TASK PROMPT ▸
Among the lines below, keep only those from the one containing "Write a Python script that recreates this chart with Plotly." through the one containing "import plotly.graph_objects as go", and reproduce them exactly.

DATA TO PROCESS ▸
[start]

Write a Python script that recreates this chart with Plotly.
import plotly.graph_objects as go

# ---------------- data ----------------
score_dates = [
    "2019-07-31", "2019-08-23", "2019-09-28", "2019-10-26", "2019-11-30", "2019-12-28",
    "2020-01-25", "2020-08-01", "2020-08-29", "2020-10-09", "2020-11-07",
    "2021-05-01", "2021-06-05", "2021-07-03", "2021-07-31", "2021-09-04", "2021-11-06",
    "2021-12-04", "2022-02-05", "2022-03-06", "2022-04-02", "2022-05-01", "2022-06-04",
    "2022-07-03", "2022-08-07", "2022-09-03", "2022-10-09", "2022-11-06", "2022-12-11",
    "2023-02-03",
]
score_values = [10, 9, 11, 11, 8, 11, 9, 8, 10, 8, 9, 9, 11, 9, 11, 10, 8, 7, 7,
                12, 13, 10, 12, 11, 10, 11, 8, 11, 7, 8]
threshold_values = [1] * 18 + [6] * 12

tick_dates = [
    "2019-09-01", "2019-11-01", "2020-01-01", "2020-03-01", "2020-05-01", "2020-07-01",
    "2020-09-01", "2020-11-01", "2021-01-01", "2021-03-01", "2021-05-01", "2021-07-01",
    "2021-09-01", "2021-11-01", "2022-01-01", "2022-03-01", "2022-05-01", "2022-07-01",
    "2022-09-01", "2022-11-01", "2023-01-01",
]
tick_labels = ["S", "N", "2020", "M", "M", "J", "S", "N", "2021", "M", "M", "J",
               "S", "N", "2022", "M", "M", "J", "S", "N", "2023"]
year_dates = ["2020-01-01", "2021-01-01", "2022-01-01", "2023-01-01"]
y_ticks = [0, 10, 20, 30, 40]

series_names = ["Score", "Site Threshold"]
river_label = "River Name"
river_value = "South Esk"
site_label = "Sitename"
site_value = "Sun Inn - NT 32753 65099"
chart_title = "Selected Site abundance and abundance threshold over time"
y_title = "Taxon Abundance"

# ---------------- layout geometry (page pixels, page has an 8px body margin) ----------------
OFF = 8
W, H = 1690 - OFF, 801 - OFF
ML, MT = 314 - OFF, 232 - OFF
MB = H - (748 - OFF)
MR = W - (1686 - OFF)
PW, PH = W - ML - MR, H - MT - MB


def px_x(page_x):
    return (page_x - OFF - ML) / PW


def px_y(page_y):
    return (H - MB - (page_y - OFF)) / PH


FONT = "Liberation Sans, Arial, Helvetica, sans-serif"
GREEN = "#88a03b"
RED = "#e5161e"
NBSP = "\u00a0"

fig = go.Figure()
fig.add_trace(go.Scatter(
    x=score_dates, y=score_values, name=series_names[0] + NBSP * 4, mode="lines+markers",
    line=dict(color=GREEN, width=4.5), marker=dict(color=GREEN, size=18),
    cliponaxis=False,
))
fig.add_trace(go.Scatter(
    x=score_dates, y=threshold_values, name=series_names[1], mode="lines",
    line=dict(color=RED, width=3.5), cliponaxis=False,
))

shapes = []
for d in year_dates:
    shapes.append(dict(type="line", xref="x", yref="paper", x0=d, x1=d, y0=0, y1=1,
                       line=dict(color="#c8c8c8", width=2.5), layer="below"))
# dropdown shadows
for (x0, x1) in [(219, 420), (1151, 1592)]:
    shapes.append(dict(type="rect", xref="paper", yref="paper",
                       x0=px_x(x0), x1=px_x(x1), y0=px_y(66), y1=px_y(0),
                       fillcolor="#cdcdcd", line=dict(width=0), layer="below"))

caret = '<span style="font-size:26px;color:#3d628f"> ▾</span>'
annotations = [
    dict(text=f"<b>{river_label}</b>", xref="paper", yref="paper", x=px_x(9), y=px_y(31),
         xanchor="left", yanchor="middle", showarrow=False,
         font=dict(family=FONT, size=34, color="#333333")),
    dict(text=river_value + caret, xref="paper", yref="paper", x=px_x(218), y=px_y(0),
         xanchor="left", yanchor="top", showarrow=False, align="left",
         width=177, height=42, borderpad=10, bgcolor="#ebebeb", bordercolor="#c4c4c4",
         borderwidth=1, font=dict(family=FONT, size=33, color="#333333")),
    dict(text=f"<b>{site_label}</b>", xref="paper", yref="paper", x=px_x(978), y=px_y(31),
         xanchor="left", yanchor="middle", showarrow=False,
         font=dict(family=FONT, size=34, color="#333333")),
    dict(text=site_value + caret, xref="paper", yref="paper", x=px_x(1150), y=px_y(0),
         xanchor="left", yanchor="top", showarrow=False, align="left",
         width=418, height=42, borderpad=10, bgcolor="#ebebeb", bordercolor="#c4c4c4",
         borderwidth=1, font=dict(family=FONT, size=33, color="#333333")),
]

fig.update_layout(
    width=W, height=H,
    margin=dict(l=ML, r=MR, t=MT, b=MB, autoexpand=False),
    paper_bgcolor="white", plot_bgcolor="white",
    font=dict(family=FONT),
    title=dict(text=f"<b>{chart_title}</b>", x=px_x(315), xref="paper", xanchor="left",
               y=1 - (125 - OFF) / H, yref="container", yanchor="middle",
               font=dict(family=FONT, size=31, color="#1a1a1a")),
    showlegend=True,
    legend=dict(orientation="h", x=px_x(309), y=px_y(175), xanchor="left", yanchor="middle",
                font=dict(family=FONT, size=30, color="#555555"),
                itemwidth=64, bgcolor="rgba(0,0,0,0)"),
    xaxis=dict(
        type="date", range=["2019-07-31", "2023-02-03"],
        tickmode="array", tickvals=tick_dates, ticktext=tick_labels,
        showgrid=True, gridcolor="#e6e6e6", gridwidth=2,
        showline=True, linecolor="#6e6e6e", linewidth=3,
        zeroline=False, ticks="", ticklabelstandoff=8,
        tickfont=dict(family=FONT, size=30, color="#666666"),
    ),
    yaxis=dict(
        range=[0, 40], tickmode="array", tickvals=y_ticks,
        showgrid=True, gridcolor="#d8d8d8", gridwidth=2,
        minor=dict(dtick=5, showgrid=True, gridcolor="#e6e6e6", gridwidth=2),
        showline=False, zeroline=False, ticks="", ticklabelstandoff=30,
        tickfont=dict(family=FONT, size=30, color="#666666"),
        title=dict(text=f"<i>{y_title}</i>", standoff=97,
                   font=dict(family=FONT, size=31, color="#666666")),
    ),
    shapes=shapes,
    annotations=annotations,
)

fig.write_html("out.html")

[end]
[start]

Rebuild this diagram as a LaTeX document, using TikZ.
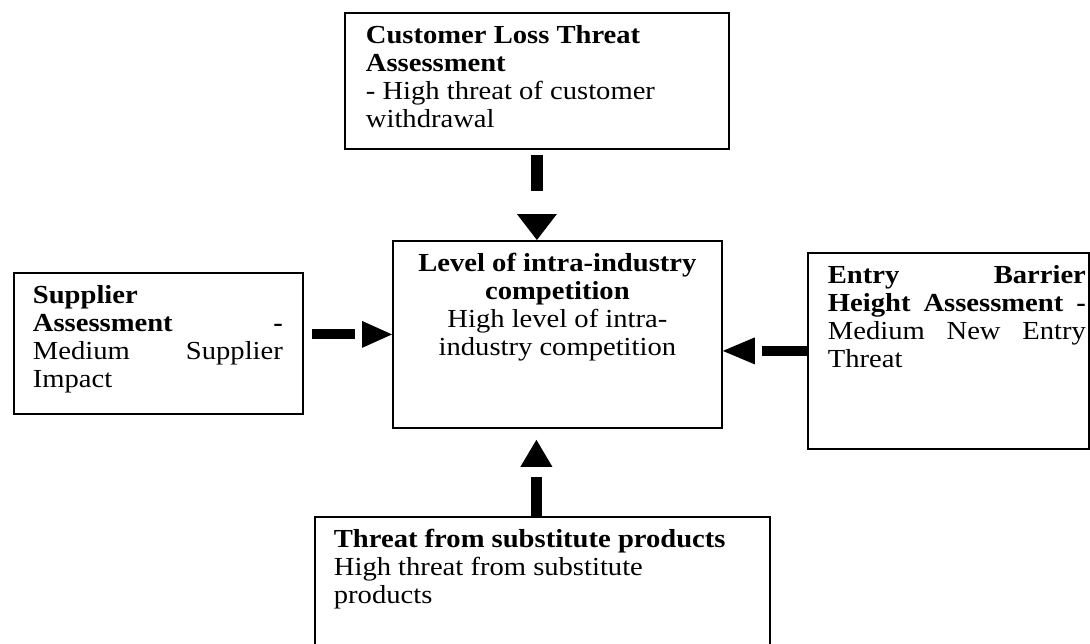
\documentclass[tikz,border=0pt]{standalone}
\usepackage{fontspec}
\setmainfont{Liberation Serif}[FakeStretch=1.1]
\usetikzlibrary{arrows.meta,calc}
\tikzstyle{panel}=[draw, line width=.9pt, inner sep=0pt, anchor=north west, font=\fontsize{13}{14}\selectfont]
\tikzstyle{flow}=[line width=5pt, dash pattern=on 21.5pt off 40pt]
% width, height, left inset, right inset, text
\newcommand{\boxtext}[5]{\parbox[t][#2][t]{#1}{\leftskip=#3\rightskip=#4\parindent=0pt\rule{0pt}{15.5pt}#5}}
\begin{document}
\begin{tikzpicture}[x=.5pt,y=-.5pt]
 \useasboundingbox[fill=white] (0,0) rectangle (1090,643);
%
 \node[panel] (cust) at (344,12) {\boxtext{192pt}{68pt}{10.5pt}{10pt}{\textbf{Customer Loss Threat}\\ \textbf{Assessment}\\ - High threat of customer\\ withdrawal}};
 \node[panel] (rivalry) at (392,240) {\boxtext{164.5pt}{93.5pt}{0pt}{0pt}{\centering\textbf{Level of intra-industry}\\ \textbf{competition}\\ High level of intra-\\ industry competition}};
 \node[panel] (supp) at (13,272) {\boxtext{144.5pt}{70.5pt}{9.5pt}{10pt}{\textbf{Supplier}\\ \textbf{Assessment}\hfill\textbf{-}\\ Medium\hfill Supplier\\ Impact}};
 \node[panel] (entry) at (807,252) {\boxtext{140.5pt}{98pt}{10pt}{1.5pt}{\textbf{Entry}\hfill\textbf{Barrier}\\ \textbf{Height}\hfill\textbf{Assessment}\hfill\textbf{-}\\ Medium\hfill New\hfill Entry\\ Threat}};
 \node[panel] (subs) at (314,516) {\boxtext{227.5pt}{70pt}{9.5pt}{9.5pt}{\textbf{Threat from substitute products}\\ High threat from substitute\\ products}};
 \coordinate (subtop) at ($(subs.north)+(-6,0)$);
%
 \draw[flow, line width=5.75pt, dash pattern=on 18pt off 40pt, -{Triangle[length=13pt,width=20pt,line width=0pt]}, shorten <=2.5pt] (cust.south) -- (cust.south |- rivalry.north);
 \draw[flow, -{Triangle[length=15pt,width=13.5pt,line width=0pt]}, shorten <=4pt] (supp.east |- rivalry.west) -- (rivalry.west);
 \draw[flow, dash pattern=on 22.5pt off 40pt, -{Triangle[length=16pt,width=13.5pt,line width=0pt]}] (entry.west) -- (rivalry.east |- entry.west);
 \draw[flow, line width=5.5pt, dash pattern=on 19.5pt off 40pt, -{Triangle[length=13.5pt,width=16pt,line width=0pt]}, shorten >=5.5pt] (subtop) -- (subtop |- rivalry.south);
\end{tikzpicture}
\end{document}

[end]
[start]

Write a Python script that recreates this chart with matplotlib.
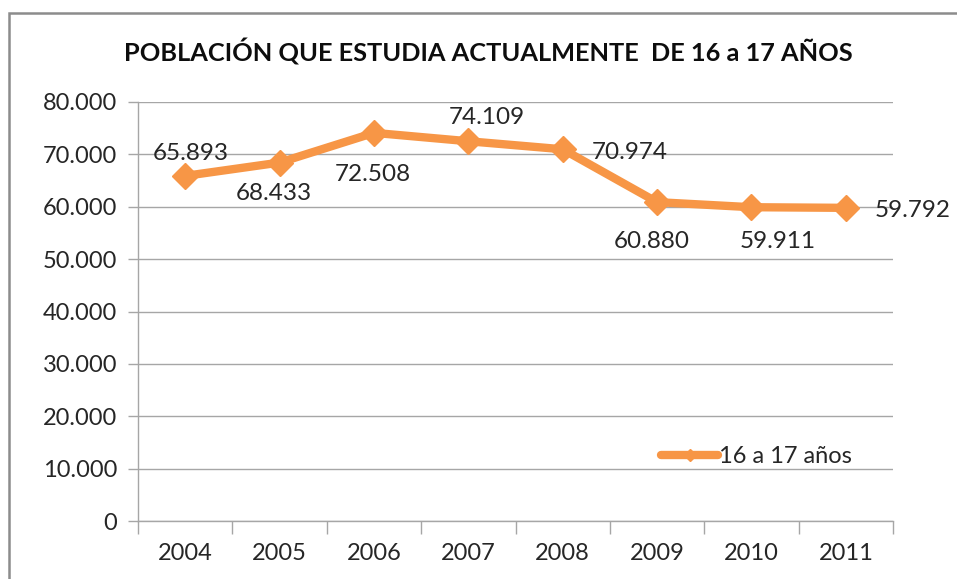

[end]

ANSWER TO THE TASK ▸
Write a Python script that recreates this chart with Plotly.
import plotly.graph_objects as go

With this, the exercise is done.